September 2001 Call to Action News

Southern Africa bishops hew to Vatican line against condoms to prevent AIDS

For a while this summer, it appeared that the bishops' conference for South Africa, Botswana and Swaziland might challenge the Vatican's total ban on condoms, even to prevent the spread of AIDS. Bishop Kevin Dowling said the conference AIDS office favored condoms in order to save lives. Retired Archbishop Denis Hurley agreed. Conference president, Cardinal Wilfrid Napier, sounded open to change. But when the conference met in late July, the debate ended with a pastoral statement totally ruling out condoms, even for married couples.

CTAer Joanna Manning of Toronto, a religious educator and author of Is the Pope Catholic? , was in Africa last year and witnessed firsthand the ravages of the AIDS epidemic. She denounced the bishops' position in an article published in the Toronto Globe and Mail. Her title is, "The Catholic Church isn't pro-life. It's pro-power." She writes:

Even the most rigid interpretation of Catholic ethics has always allowed for exceptions to the rules in cases of necessity or as the lesser of two evils. A woman whose children are starving may justifiably steal a loaf of bread. Nuns working in areas of the world where there's a risk they may be raped are put on the pill. It is morally right to use a condom in order to prevent your sexual partner from dying from the act, even if the secondary effect of this will be to inhibit procreation.

The use of condoms to prevent the transmission of AIDS is not about birth control. It is about death control. The Church's stance on AIDS is not pro-life. It is pro-power, the power of one of the last groups of men left on Earth (along with the Taliban) who assert the right to control the intimate details of the sex lives of millions of women and men - the "simple faithful" as they are known in the Vatican. It is these simple Catholic faithful who are now dying because of the Church's rules about a little piece of latex.

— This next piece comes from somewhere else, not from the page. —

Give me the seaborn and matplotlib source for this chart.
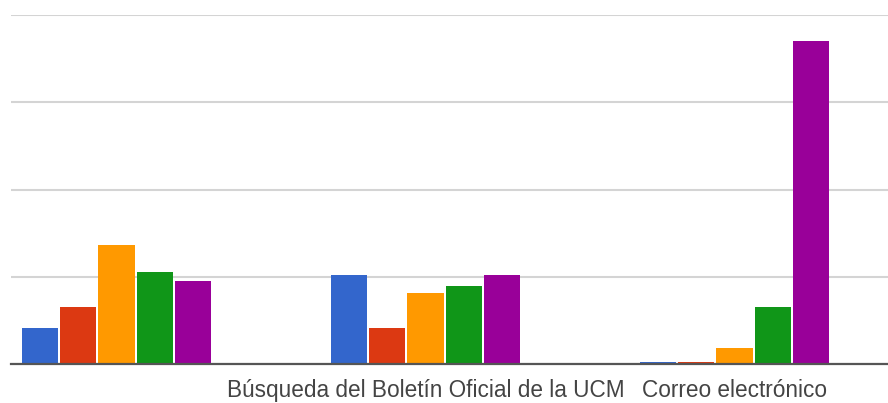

Did the Vatican "get to" the South African bishops? Quite probably. We shall never know. But until other bishops and priests stand up to this demented addiction to power, the levers of papal politics will continue to grind the faces of the poor into the dust. Perhaps one day the remnant of the not-so-simple Catholic faithful may rise up and put the Vatican on trial for crimes against humanity.